What does Holman mean to taxpayers seeking to reduce gift and estate tax? Consider this example:
Mr. and Mrs. Taxpayer have marketable securities that were worth $12 million in 2006. In 2008, their portfolio fell 25% to $9 million. They want to gift roughly 1/3 of the $9 million portfolio to their children. They first create an FLP, next they contribute the marketable securities to the FLP, and then they gift FLP limited partnership interests to their children. They obtain an appraisal which discounts the limited partnership interests by 31%, so that the FLP assets are worth $6,210,000. They gift 30% of their FLP limited partnership interest to their children, which is worth only $1,863,000 for tax purposes. The underlying asset value, however, is $2.7 million.

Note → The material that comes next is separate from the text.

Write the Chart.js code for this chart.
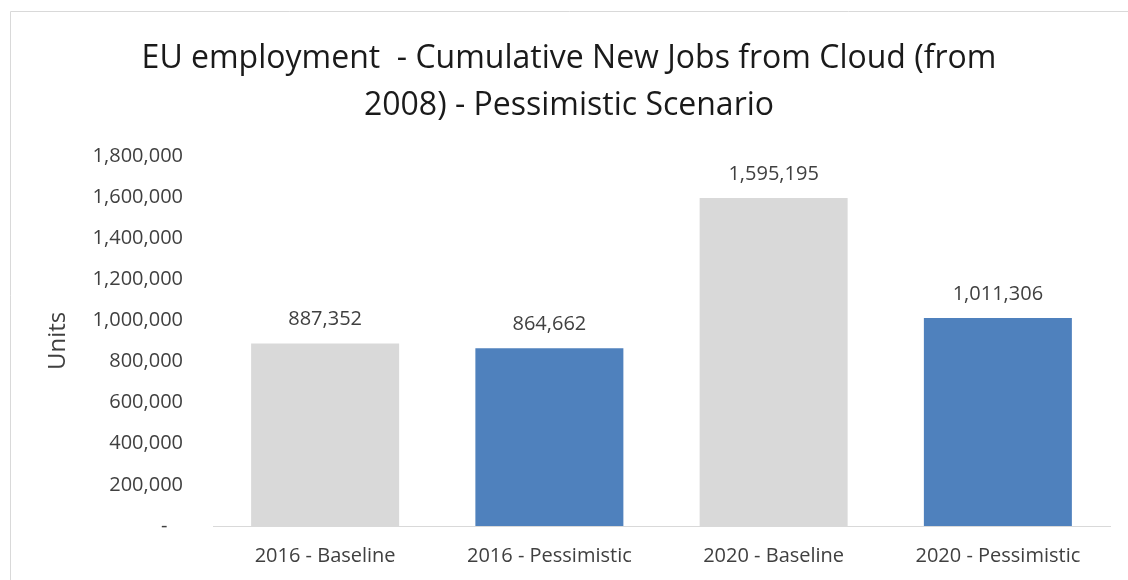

If the assets bounce back to $12 million, they have removed $3.6 million from their estates. By taking advantage of the FLP and discounts, the estate tax savings based on a $9 million valuation is almost $400,000 (tax savings on a transfer of $1,863,000 instead of $2.7 million). If the portfolio bounces back to $12 million, the estate tax savings are approximately $800,000 (tax savings on a transfer of $1,863,000 instead of $3.6 million). These savings do not take into account the future appreciation also removed from the estate.
In sum, FLP’s satisfy a number of advantages. They can provide asset protection for assets inside the FLP; they can maintain assets for future generations by providing a management structure; and as discussed above, FLP’s provide significant estate tax savings for individuals seeking estate tax relief without losing complete control over the assets.